Starting at the first line of the listing below, retype each line up to and including the one that contains "INK, textBorderWidth: 0.7". Leave pictures out.

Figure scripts
☆ ☆ ☆ ☆

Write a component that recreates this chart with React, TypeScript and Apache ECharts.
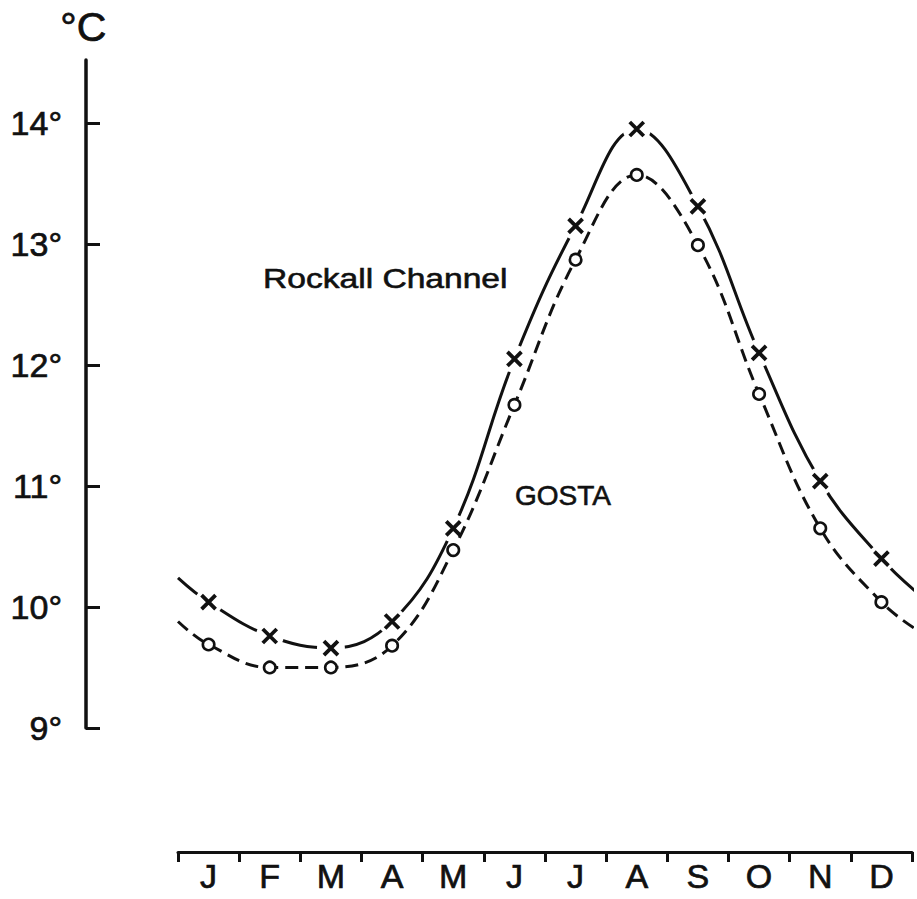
import React, { useEffect, useRef } from 'react';
import * as echarts from 'echarts';

const monthNames = ['Jan', 'Feb', 'Mar', 'Apr', 'May', 'Jun', 'Jul', 'Aug', 'Sep', 'Oct', 'Nov', 'Dec'];
const monthLabels = ['J', 'F', 'M', 'A', 'M', 'J', 'J', 'A', 'S', 'O', 'N', 'D'];
const rockall = [10.04, 9.76, 9.66, 9.88, 10.65, 12.05, 13.15, 13.95, 13.31, 12.1, 11.04, 10.4];
const gosta = [9.69, 9.5, 9.5, 9.68, 10.47, 11.67, 12.87, 13.57, 12.99, 11.76, 10.65, 10.04];
// curve values at the left (start of Jan) and right (end of Dec) edges
const rockallEnds = [10.24, 10.12];
const gostaEnds = [9.88, 9.81];
const yTicks = [9, 10, 11, 12, 13, 14];
const curveStart = 0;
const curveEnd = 12.08;

const FONT = '"Liberation Sans", Arial, Helvetica, sans-serif';
const INK = '#111';
const bolden = { textBorderColor: INK, textBorderWidth: 0.7 };

export default function App() {
  const ref = useRef<HTMLDivElement>(null);
  useEffect(() => {
    if (!ref.current) return;
    const chart = echarts.init(ref.current, undefined, { renderer: 'svg' });
    const pts = (vals: number[]) => vals.map((v, i) => [i + 0.5, v]);
    const curve = (vals: number[], ends: number[]) => [
      [curveStart, ends[0]],
      ...pts(vals),
      [curveEnd, ends[1]],
    ];
    chart.setOption({
      animation: false,
      backgroundColor: '#fff',
      grid: { left: 178, right: 5, top: 60, bottom: 171 },
      xAxis: [
        {
          type: 'category',
          data: monthNames,
          position: 'bottom',
          offset: 124,
          boundaryGap: true,
          axisLine: { show: true, onZero: false, lineStyle: { color: INK, width: 3 } },
          axisTick: { show: true, length: 10, alignWithLabel: false, interval: 0, lineStyle: { color: INK, width: 3 } },
          axisLabel: {
            interval: 0,
            margin: 7,
            color: INK,
            fontSize: 34,
            fontFamily: FONT,
            ...bolden,
            formatter: (_v: string, i: number) => monthLabels[i],
          },
          splitLine: { show: false },
        },
        { type: 'value', min: 0, max: 12, show: false },
      ],
      yAxis: {
        type: 'value',
        min: 9,
        max: 14.52,
        position: 'left',
        offset: 92,
        axisLine: { show: true, onZero: false, lineStyle: { color: INK, width: 3.5 } },
        axisTick: { show: true, inside: true, length: 14, customValues: yTicks, lineStyle: { color: INK, width: 3 } },
        axisLabel: {
          customValues: yTicks,
          margin: 24,
          color: INK,
          fontSize: 34,
          fontFamily: FONT,
          ...bolden,
          formatter: (v: number) => (Number.isInteger(v) ? v + '°' : ''),
        },
        splitLine: { show: false },
      },
      graphic: [
        { type: 'text', left: 60, top: 6, style: { text: '°C', font: `41px ${FONT}`, fill: INK, stroke: INK, lineWidth: 0.7 } },
        {
          type: 'text', x: 263, y: 278, scaleX: 1.2,
          style: { text: 'Rockall Channel', font: `28px ${FONT}`, fill: INK, stroke: INK, lineWidth: 0.6, verticalAlign: 'middle' },
        },
        {
          type: 'text', x: 515, y: 495,
          style: { text: 'GOSTA', font: `28px ${FONT}`, fill: INK, stroke: INK, lineWidth: 0.6, verticalAlign: 'middle' },
        },
      ],
      series: [
        {
          type: 'line', xAxisIndex: 1, data: curve(rockall, rockallEnds), smooth: 0.4, symbol: 'none',
          clip: false, z: 2, lineStyle: { color: INK, width: 3 },
        },
        {
          type: 'scatter', xAxisIndex: 1, data: pts(rockall), symbol: 'circle', symbolSize: 28,
          itemStyle: { color: '#fff', opacity: 1 }, silent: true, z: 3,
        },
        {
          type: 'line', xAxisIndex: 1, data: curve(gosta, gostaEnds), smooth: 0.4, symbol: 'none',
          clip: false, z: 4, lineStyle: { color: INK, width: 3, type: [13, 7] },
        },
        {
          type: 'scatter', xAxisIndex: 1, data: pts(rockall), symbol: 'path://M0,0L10,10M10,0L0,10',
          symbolSize: 14, z: 5, itemStyle: { color: 'none', borderColor: INK, borderWidth: 3.8, opacity: 1 },
        },
        {
          type: 'scatter', xAxisIndex: 1, data: pts(gosta), symbol: 'circle', symbolSize: 11.5, z: 5,
          itemStyle: { color: '#fff', borderColor: INK, borderWidth: 2.6, opacity: 1 },
        },
      ],
    });
    return () => chart.dispose();
  }, []);
  return <div ref={ref} style={{ position: 'fixed', left: 0, top: 0, width: 917, height: 899 }} />;
}
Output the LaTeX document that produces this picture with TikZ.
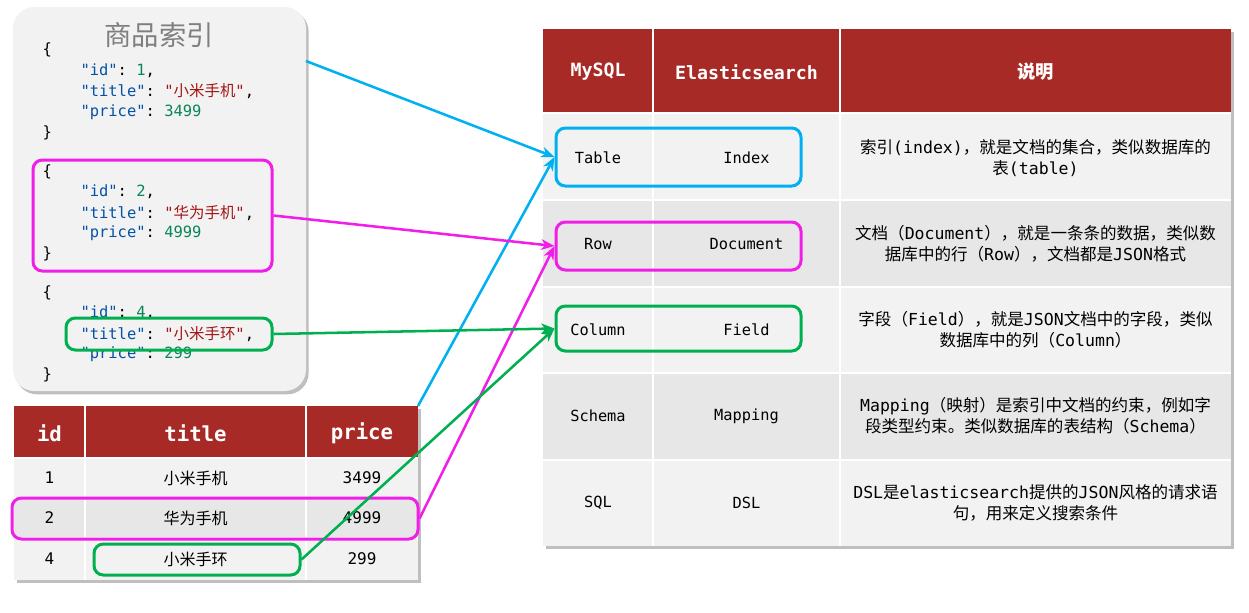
\documentclass[tikz,border=0pt]{standalone}
\usepackage{fontspec}
\setmonofont{DejaVu Sans Mono}
\newfontfamily\cjk{Noto Sans CJK SC}
\usetikzlibrary{arrows.meta,shadows}

\definecolor{hdrred}{RGB}{168,42,38}
\definecolor{rowA}{RGB}{242,242,242}
\definecolor{rowB}{RGB}{231,231,231}
\definecolor{hlblue}{RGB}{0,176,240}
\definecolor{hlpink}{RGB}{240,30,230}
\definecolor{hlgreen}{RGB}{0,176,80}
\definecolor{jkey}{RGB}{4,81,165}
\definecolor{jnum}{RGB}{9,134,88}
\definecolor{jstr}{RGB}{163,21,21}
\definecolor{titlegray}{RGB}{127,127,127}

\newcommand{\zh}[1]{{\cjk #1}}

\tikzset{every picture/.style={line width=0.75pt}}
\tikzset{
	json/.style={anchor=west, inner sep=0pt, font=\ttfamily\fontsize{11.6}{14}\selectfont},
	cellmono/.style={font=\ttfamily\fontsize{11.5}{14}\selectfont},
	lcell/.style={font=\ttfamily\fontsize{12}{14}\selectfont},
	lhdr/.style={text=white, font=\ttfamily\bfseries\fontsize{15.5}{18}\selectfont},
	rhdr/.style={text=white, font=\ttfamily\bfseries\fontsize{13.7}{16}\selectfont},
	desc/.style={align=center, font=\ttfamily\fontsize{12.4}{15.75}\selectfont},
	hlbox/.style={draw=#1, line width=2.25pt, rounded corners=7pt, inner sep=0pt},
	link/.style={draw=#1, line width=1.9pt, -{Stealth[length=10pt,width=8pt,inset=3pt]}},
	softshadow/.style={drop shadow={shadow xshift=2pt, shadow yshift=-2.5pt, opacity=0.25, fill=black}},
	sep/.style={draw=white, line width=1.1pt}}

\begin{document}
\begin{tikzpicture}[x=0.75pt,y=0.75pt,yscale=-1,xscale=1]
	\useasboundingbox (0,0) rectangle (1249,612);

	%Shape: Rounded Rect [id:panel] 
	\fill [rowA, softshadow, rounded corners=16pt] (13,7) rectangle (306,391);
	% Text Node
	\node [text=titlegray, font=\cjk\fontsize{20.5}{24}\selectfont] (idxname) at (159,35) {商品索引};

	% Text Node
	\node [json] (j1a) at (42,50) {\{};
	\node [json] (j1b) at (80,71) {{\color{jkey}"id"}: {\color{jnum}1},};
	\node [json] (j1c) at (80,91) {{\color{jkey}"title"}: {\color{jstr}"\zh{小米手机}"},};
	\node [json] (j1d) at (80,112) {{\color{jkey}"price"}: {\color{jnum}3499}};
	\node [json] (j1e) at (42,133) {\}};
	% Text Node
	\node [json] (j2a) at (42,172) {\{};
	\node [json] (j2b) at (80,192) {{\color{jkey}"id"}: {\color{jnum}2},};
	\node [json] (j2c) at (80,213) {{\color{jkey}"title"}: {\color{jstr}"\zh{华为手机}"},};
	\node [json] (j2d) at (80,233) {{\color{jkey}"price"}: {\color{jnum}4999}};
	\node [json] (j2e) at (42,254) {\}};
	% Text Node
	\node [json] (j3a) at (42,293) {\{};
	\node [json] (j3b) at (80,313) {{\color{jkey}"id"}: {\color{jnum}4},};
	\node [json] (j3c) at (80,334) {{\color{jkey}"title"}: {\color{jstr}"\zh{小米手环}"},};
	\node [json] (j3d) at (80,354) {{\color{jkey}"price"}: {\color{jnum}299}};
	\node [json] (j3e) at (42,375) {\}};

	%Shape: Table [id:goods] 
	\fill [rowA, softshadow] (14,406) rectangle (418,580);
	\fill [hdrred] (14,406) rectangle (418,458);
	\fill [rowB] (14,498) rectangle (418,538);
	\draw [sep] (85,406) -- (85,580) (306,406) -- (306,580);
	\draw [sep] (14,458) -- (418,458) (14,498) -- (418,498) (14,538) -- (418,538);
	% Text Node
	\node [lhdr] (lh1) at (49.5,433) {id};
	\node [lhdr] (lh2) at (195.5,433) {title};
	\node [lhdr] (lh3) at (362,433) {price};
	% Text Node
	\node [lcell] (l11) at (49.5,478) {1};
	\node [lcell] (l12) at (195.5,478) {\zh{小米手机}};
	\node [lcell] (l13) at (362,478) {3499};
	\node [lcell] (l21) at (49.5,518) {2};
	\node [lcell] (l22) at (195.5,518) {\zh{华为手机}};
	\node [lcell] (l23) at (362,518) {4999};
	\node [lcell] (l31) at (49.5,559) {4};
	\node [lcell] (l32) at (195.5,559) {\zh{小米手环}};
	\node [lcell] (l33) at (362,559) {299};

	%Shape: Table [id:compare] 
	\fill [rowA, softshadow] (543,29) rectangle (1231,546);
	\fill [hdrred] (543,29) rectangle (1231,113);
	\fill [rowB] (543,200) rectangle (1231,287);
	\fill [rowB] (543,373) rectangle (1231,460);
	\draw [sep] (653,29) -- (653,546) (840,29) -- (840,546);
	\draw [sep] (543,113) -- (1231,113) (543,200) -- (1231,200) (543,287) -- (1231,287) (543,373) -- (1231,373) (543,460) -- (1231,460);
	% Text Node
	\node [rhdr] (rh1) at (598,72) {MySQL};
	\node [rhdr] (rh2) at (746.5,72) {Elasticsearch};
	\node [rhdr] (rh3) at (1035.5,72) {\zh{说明}};
	% Text Node
	\node [cellmono] (r11) at (598,158) {Table};
	\node [cellmono] (r12) at (746.5,158) {Index};
	\node [desc] (r13) at (1035.5,158) {\zh{索引}(index)\zh{，就是文档的集合，类似数据库的}\\\zh{表}(table)};
	\node [cellmono] (r21) at (598,244) {Row};
	\node [cellmono] (r22) at (746.5,244) {Document};
	\node [desc] (r23) at (1035.5,244) {\zh{文档（}Document\zh{），就是一条条的数据，类似数}\\\zh{据库中的行（}Row\zh{），文档都是}JSON\zh{格式}};
	\node [cellmono] (r31) at (598,330) {Column};
	\node [cellmono] (r32) at (746.5,330) {Field};
	\node [desc] (r33) at (1035.5,330) {\zh{字段（}Field\zh{），就是}JSON\zh{文档中的字段，类似}\\\zh{数据库中的列（}Column\zh{）}};
	\node [cellmono] (r41) at (598,416) {Schema};
	\node [cellmono] (r42) at (746.5,416) {Mapping};
	\node [desc] (r43) at (1035.5,416) {Mapping\zh{（映射）是索引中文档的约束，例如字}\\\zh{段类型约束。类似数据库的表结构（}Schema\zh{）}};
	\node [cellmono] (r51) at (598,503) {SQL};
	\node [cellmono] (r52) at (746.5,503) {DSL};
	\node [desc] (r53) at (1035.5,503) {DSL\zh{是}elasticsearch\zh{提供的}JSON\zh{风格的请求语}\\\zh{句，用来定义搜索条件}};

	%Shape: Rounded Rect [id:highlights] 
	\node [hlbox=hlpink, minimum width=179.25pt, minimum height=83.25pt] (jdocbox) at (152.5,215.5) {};
	\node [hlbox=hlgreen, minimum width=154.5pt, minimum height=24pt] (jfldbox) at (169,334) {};
	\node [hlbox=hlpink, minimum width=304.5pt, minimum height=30.75pt] (lrowbox) at (215,518.5) {};
	\node [hlbox=hlgreen, minimum width=154.5pt, minimum height=23.25pt] (lcellbox) at (197,559.5) {};
	\node [hlbox=hlblue, minimum width=183.75pt, minimum height=43.5pt] (tblbox) at (678.5,157) {};
	\node [hlbox=hlpink, minimum width=183.75pt, minimum height=36pt] (rowbox) at (678.5,246) {};
	\node [hlbox=hlgreen, minimum width=183.75pt, minimum height=33.75pt] (colbox) at (678.5,328.5) {};

	\coordinate (panelout) at (306,61);
	\coordinate (goodscorner) at (418,406);

	%Straight Lines [id:links] 
	\draw [link=hlblue] (panelout) -- (tblbox.west);
	\draw [link=hlblue] (goodscorner) -- (tblbox.west);
	\draw [link=hlpink] (jdocbox.east) -- (rowbox.west);
	\draw [link=hlpink] (lrowbox.east) -- (rowbox.west);
	\draw [link=hlgreen] (jfldbox.east) -- (colbox.west);
	\draw [link=hlgreen] (lcellbox.east) -- (colbox.west);

\end{tikzpicture}
\end{document}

☆ ☆ ☆ ☆

Solution to the problem
Write a component that recreates this chart with React, TypeScript and Apache ECharts.
import React, { useEffect, useRef } from 'react';
import * as echarts from 'echarts';

const monthNames = ['Jan', 'Feb', 'Mar', 'Apr', 'May', 'Jun', 'Jul', 'Aug', 'Sep', 'Oct', 'Nov', 'Dec'];
const monthLabels = ['J', 'F', 'M', 'A', 'M', 'J', 'J', 'A', 'S', 'O', 'N', 'D'];
const rockall = [10.04, 9.76, 9.66, 9.88, 10.65, 12.05, 13.15, 13.95, 13.31, 12.1, 11.04, 10.4];
const gosta = [9.69, 9.5, 9.5, 9.68, 10.47, 11.67, 12.87, 13.57, 12.99, 11.76, 10.65, 10.04];
// curve values at the left (start of Jan) and right (end of Dec) edges
const rockallEnds = [10.24, 10.12];
const gostaEnds = [9.88, 9.81];
const yTicks = [9, 10, 11, 12, 13, 14];
const curveStart = 0;
const curveEnd = 12.08;

const FONT = '"Liberation Sans", Arial, Helvetica, sans-serif';
const INK = '#111';
const bolden = { textBorderColor: INK, textBorderWidth: 0.7 };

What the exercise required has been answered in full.